__Challenge__. Write out the material exactly, with the pictures left out.

▽

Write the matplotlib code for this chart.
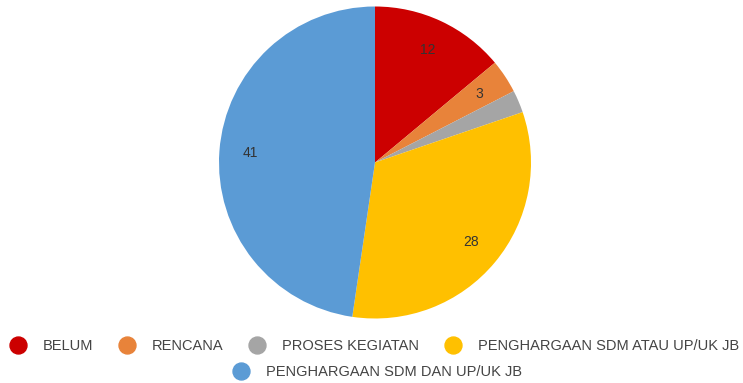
import matplotlib
matplotlib.use("Agg")
import matplotlib.pyplot as plt
from matplotlib.lines import Line2D

categories = ["BELUM", "RENCANA", "PROSES KEGIATAN",
              "PENGHARGAAN SDM ATAU UP/UK JB", "PENGHARGAAN SDM DAN UP/UK JB"]
counts = [12, 3, 2, 28, 41]
colors = ["#cc0000", "#e8833a", "#a5a5a5", "#ffc000", "#5b9bd5"]

plt.rcParams["font.family"] = ["Liberation Sans", "Arimo", "DejaVu Sans"]

W, H = 743, 383
fig = plt.figure(figsize=(W / 100, H / 100), dpi=100)
cx, cy, r = 375, 162.5, 156
ax = fig.add_axes([(cx - r) / W, 1 - (cy + r) / H, 2 * r / W, 2 * r / H])

total = sum(counts)


def fmt(pct):
    v = round(pct * total / 100)
    return str(v) if v >= 3 else ""   # the 2-count slice stays unlabeled


ax.pie(counts, colors=colors, startangle=90, counterclock=False,
       autopct=fmt, pctdistance=0.8,
       textprops=dict(fontsize=10, color="#333333"))
ax.set_xlim(-1, 1)
ax.set_ylim(-1, 1)
ax.set_aspect("equal")


def handle(c):
    return Line2D([], [], ls="", marker="o", markersize=12.2,
                  markerfacecolor=c, markeredgecolor=c)


# two rows: four entries, then the last one centred underneath
kw = dict(frameon=False, fontsize=10.5, labelcolor="#444444",
          handletextpad=1.1, columnspacing=1.72, handlelength=1.2,
          borderaxespad=0)
fig.legend([handle(c) for c in colors[:4]], categories[:4], ncol=4,
           loc="center", bbox_to_anchor=(374 / W, 1 - 346 / H), **kw)
fig.legend([handle(colors[4])], categories[4:], ncol=1,
           loc="center", bbox_to_anchor=(377 / W, 1 - 372 / H), **kw)

fig.savefig("out.png", dpi=100, facecolor="white")
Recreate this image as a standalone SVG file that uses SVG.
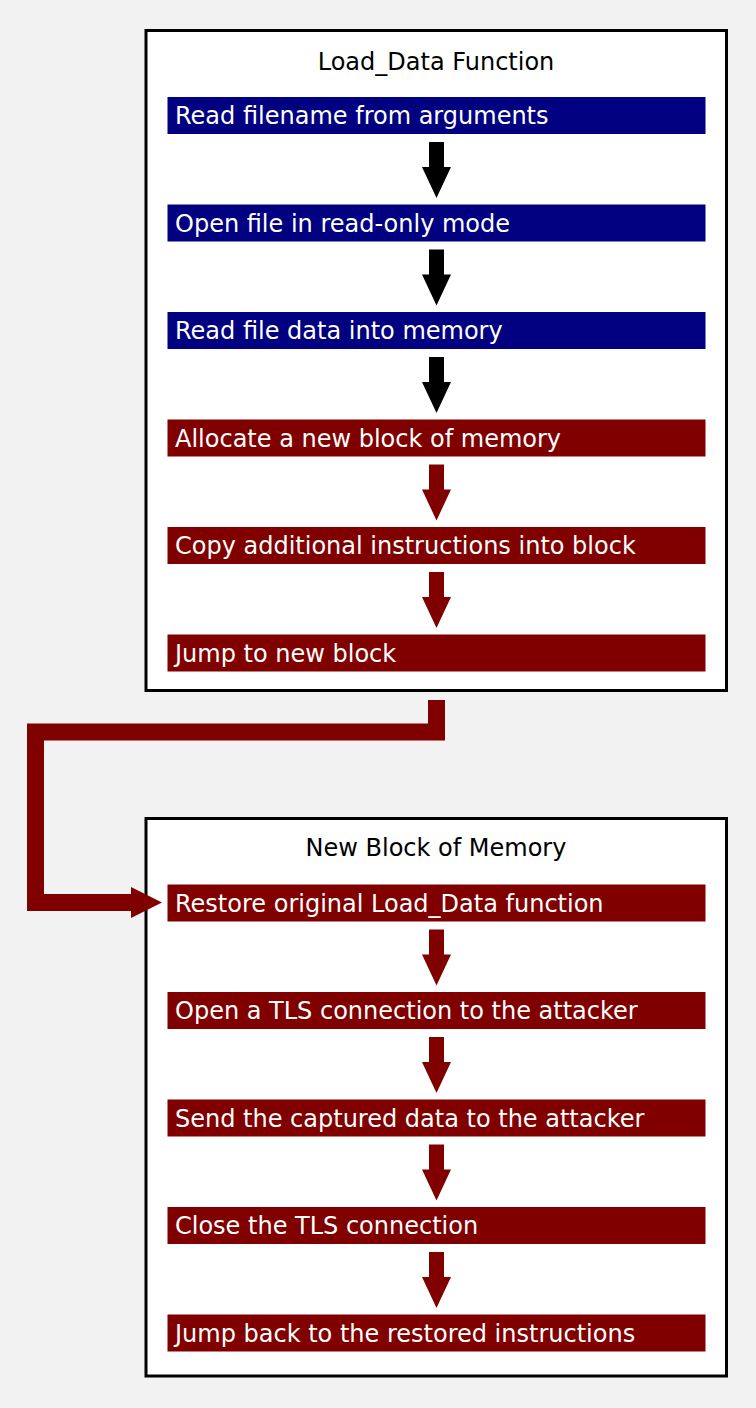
<svg xmlns="http://www.w3.org/2000/svg" width="756" height="1408" viewBox="0 0 756 1408">
<style>
.box{fill:#ffffff;stroke:#000000;stroke-width:3}
.title{font-family:"DejaVu Sans",Verdana,sans-serif;font-size:24px;fill:#000000;text-anchor:middle}
.lbl{font-family:"DejaVu Sans",Verdana,sans-serif;font-size:24px;fill:#ffffff}
.blue{fill:#000080}
.red{fill:#800000}
.ab{fill:#000000}
.ar{fill:#800000}
</style>
<defs>
<path id="arr" d="M-7.5,0 H7.5 V25 H14.5 L0,56 L-14.5,25 H-7.5 Z"/>
</defs>
<rect x="0" y="0" width="756" height="1408" fill="#f2f2f2"/>
<g id="box1">
<rect class="box" x="146" y="30.5" width="580.5" height="660"/>
<text class="title" x="436" y="70">Load_Data Function</text>
</g>
<g id="box2">
<rect class="box" x="146" y="818.5" width="580.5" height="557.5"/>
<text class="title" x="436" y="856">New Block of Memory</text>
</g>
<g id="n1"><rect class="blue" x="167.5" y="97" width="538" height="37"/><text class="lbl" x="175" y="124">Read filename from arguments</text></g>
<g id="n2"><rect class="blue" x="167.5" y="204.5" width="538" height="37"/><text class="lbl" x="175" y="231.5">Open file in read-only mode</text></g>
<g id="n3"><rect class="blue" x="167.5" y="312" width="538" height="37"/><text class="lbl" x="175" y="339">Read file data into memory</text></g>
<g id="n4"><rect class="red" x="167.5" y="419.5" width="538" height="37"/><text class="lbl" x="175" y="446.5">Allocate a new block of memory</text></g>
<g id="n5"><rect class="red" x="167.5" y="527" width="538" height="37"/><text class="lbl" x="175" y="554">Copy additional instructions into block</text></g>
<g id="n6"><rect class="red" x="167.5" y="634.5" width="538" height="37"/><text class="lbl" x="175" y="661.5">Jump to new block</text></g>
<g id="n7"><rect class="red" x="167.5" y="884.5" width="538" height="37"/><text class="lbl" x="175" y="911.5">Restore original Load_Data function</text></g>
<g id="n8"><rect class="red" x="167.5" y="992" width="538" height="37"/><text class="lbl" x="175" y="1019">Open a TLS connection to the attacker</text></g>
<g id="n9"><rect class="red" x="167.5" y="1099.5" width="538" height="37"/><text class="lbl" x="175" y="1126.5">Send the captured data to the attacker</text></g>
<g id="n10"><rect class="red" x="167.5" y="1207" width="538" height="37"/><text class="lbl" x="175" y="1234">Close the TLS connection</text></g>
<g id="n11"><rect class="red" x="167.5" y="1314.5" width="538" height="37"/><text class="lbl" x="175" y="1341.5">Jump back to the restored instructions</text></g>
<g id="connectors">
<use href="#arr" class="ab" x="436.5" y="142"/>
<use href="#arr" class="ab" x="436.5" y="249.5"/>
<use href="#arr" class="ab" x="436.5" y="357"/>
<use href="#arr" class="ar" x="436.5" y="464.5"/>
<use href="#arr" class="ar" x="436.5" y="572"/>
<path d="M436.5,700 V732 H35.5 V902.5 H132" fill="none" stroke="#800000" stroke-width="17" stroke-linejoin="miter"/>
<polygon points="131,887 162,902.5 131,918" fill="#800000"/>
<use href="#arr" class="ar" x="436.5" y="929.5"/>
<use href="#arr" class="ar" x="436.5" y="1037"/>
<use href="#arr" class="ar" x="436.5" y="1144.5"/>
<use href="#arr" class="ar" x="436.5" y="1252"/>
</g>
</svg>
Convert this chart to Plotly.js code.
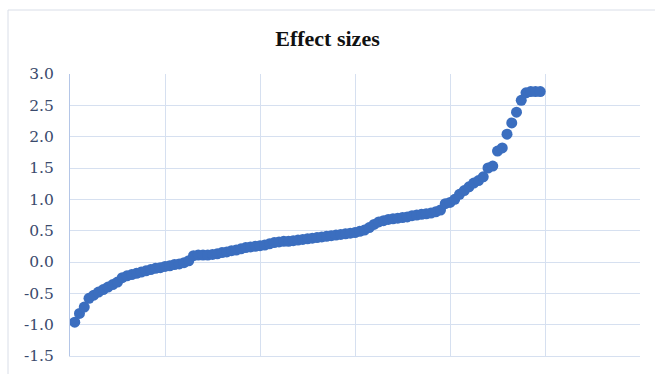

△

__Task solution__.
Write the matplotlib code for this chart.
import matplotlib
matplotlib.use("Agg")
import matplotlib.pyplot as plt
from matplotlib.lines import Line2D

categories = ["BELUM", "RENCANA", "PROSES KEGIATAN",
              "PENGHARGAAN SDM ATAU UP/UK JB", "PENGHARGAAN SDM DAN UP/UK JB"]
counts = [12, 3, 2, 28, 41]
colors = ["#cc0000", "#e8833a", "#a5a5a5", "#ffc000", "#5b9bd5"]

plt.rcParams["font.family"] = ["Liberation Sans", "Arimo", "DejaVu Sans"]

W, H = 743, 383
fig = plt.figure(figsize=(W / 100, H / 100), dpi=100)
cx, cy, r = 375, 162.5, 156
ax = fig.add_axes([(cx - r) / W, 1 - (cy + r) / H, 2 * r / W, 2 * r / H])

total = sum(counts)


def fmt(pct):
    v = round(pct * total / 100)
    return str(v) if v >= 3 else ""   # the 2-count slice stays unlabeled


ax.pie(counts, colors=colors, startangle=90, counterclock=False,
       autopct=fmt, pctdistance=0.8,
       textprops=dict(fontsize=10, color="#333333"))
ax.set_xlim(-1, 1)
ax.set_ylim(-1, 1)
ax.set_aspect("equal")


def handle(c):
    return Line2D([], [], ls="", marker="o", markersize=12.2,
                  markerfacecolor=c, markeredgecolor=c)


# two rows: four entries, then the last one centred underneath
kw = dict(frameon=False, fontsize=10.5, labelcolor="#444444",
          handletextpad=1.1, columnspacing=1.72, handlelength=1.2,
          borderaxespad=0)
fig.legend([handle(c) for c in colors[:4]], categories[:4], ncol=4,
           loc="center", bbox_to_anchor=(374 / W, 1 - 346 / H), **kw)
fig.legend([handle(colors[4])], categories[4:], ncol=1,
           loc="center", bbox_to_anchor=(377 / W, 1 - 372 / H), **kw)

fig.savefig("out.png", dpi=100, facecolor="white")
Recreate this image as a standalone SVG file that uses SVG.
<svg xmlns="http://www.w3.org/2000/svg" width="756" height="1408" viewBox="0 0 756 1408">
<style>
.box{fill:#ffffff;stroke:#000000;stroke-width:3}
.title{font-family:"DejaVu Sans",Verdana,sans-serif;font-size:24px;fill:#000000;text-anchor:middle}
.lbl{font-family:"DejaVu Sans",Verdana,sans-serif;font-size:24px;fill:#ffffff}
.blue{fill:#000080}
.red{fill:#800000}
.ab{fill:#000000}
.ar{fill:#800000}
</style>
<defs>
<path id="arr" d="M-7.5,0 H7.5 V25 H14.5 L0,56 L-14.5,25 H-7.5 Z"/>
</defs>
<rect x="0" y="0" width="756" height="1408" fill="#f2f2f2"/>
<g id="box1">
<rect class="box" x="146" y="30.5" width="580.5" height="660"/>
<text class="title" x="436" y="70">Load_Data Function</text>
</g>
<g id="box2">
<rect class="box" x="146" y="818.5" width="580.5" height="557.5"/>
<text class="title" x="436" y="856">New Block of Memory</text>
</g>
<g id="n1"><rect class="blue" x="167.5" y="97" width="538" height="37"/><text class="lbl" x="175" y="124">Read filename from arguments</text></g>
<g id="n2"><rect class="blue" x="167.5" y="204.5" width="538" height="37"/><text class="lbl" x="175" y="231.5">Open file in read-only mode</text></g>
<g id="n3"><rect class="blue" x="167.5" y="312" width="538" height="37"/><text class="lbl" x="175" y="339">Read file data into memory</text></g>
<g id="n4"><rect class="red" x="167.5" y="419.5" width="538" height="37"/><text class="lbl" x="175" y="446.5">Allocate a new block of memory</text></g>
<g id="n5"><rect class="red" x="167.5" y="527" width="538" height="37"/><text class="lbl" x="175" y="554">Copy additional instructions into block</text></g>
<g id="n6"><rect class="red" x="167.5" y="634.5" width="538" height="37"/><text class="lbl" x="175" y="661.5">Jump to new block</text></g>
<g id="n7"><rect class="red" x="167.5" y="884.5" width="538" height="37"/><text class="lbl" x="175" y="911.5">Restore original Load_Data function</text></g>
<g id="n8"><rect class="red" x="167.5" y="992" width="538" height="37"/><text class="lbl" x="175" y="1019">Open a TLS connection to the attacker</text></g>
<g id="n9"><rect class="red" x="167.5" y="1099.5" width="538" height="37"/><text class="lbl" x="175" y="1126.5">Send the captured data to the attacker</text></g>
<g id="n10"><rect class="red" x="167.5" y="1207" width="538" height="37"/><text class="lbl" x="175" y="1234">Close the TLS connection</text></g>
<g id="n11"><rect class="red" x="167.5" y="1314.5" width="538" height="37"/><text class="lbl" x="175" y="1341.5">Jump back to the restored instructions</text></g>
<g id="connectors">
<use href="#arr" class="ab" x="436.5" y="142"/>
<use href="#arr" class="ab" x="436.5" y="249.5"/>
<use href="#arr" class="ab" x="436.5" y="357"/>
<use href="#arr" class="ar" x="436.5" y="464.5"/>
<use href="#arr" class="ar" x="436.5" y="572"/>
<path d="M436.5,700 V732 H35.5 V902.5 H132" fill="none" stroke="#800000" stroke-width="17" stroke-linejoin="miter"/>
<polygon points="131,887 162,902.5 131,918" fill="#800000"/>
<use href="#arr" class="ar" x="436.5" y="929.5"/>
<use href="#arr" class="ar" x="436.5" y="1037"/>
<use href="#arr" class="ar" x="436.5" y="1144.5"/>
<use href="#arr" class="ar" x="436.5" y="1252"/>
</g>
</svg>
Convert this chart to Plotly.js code.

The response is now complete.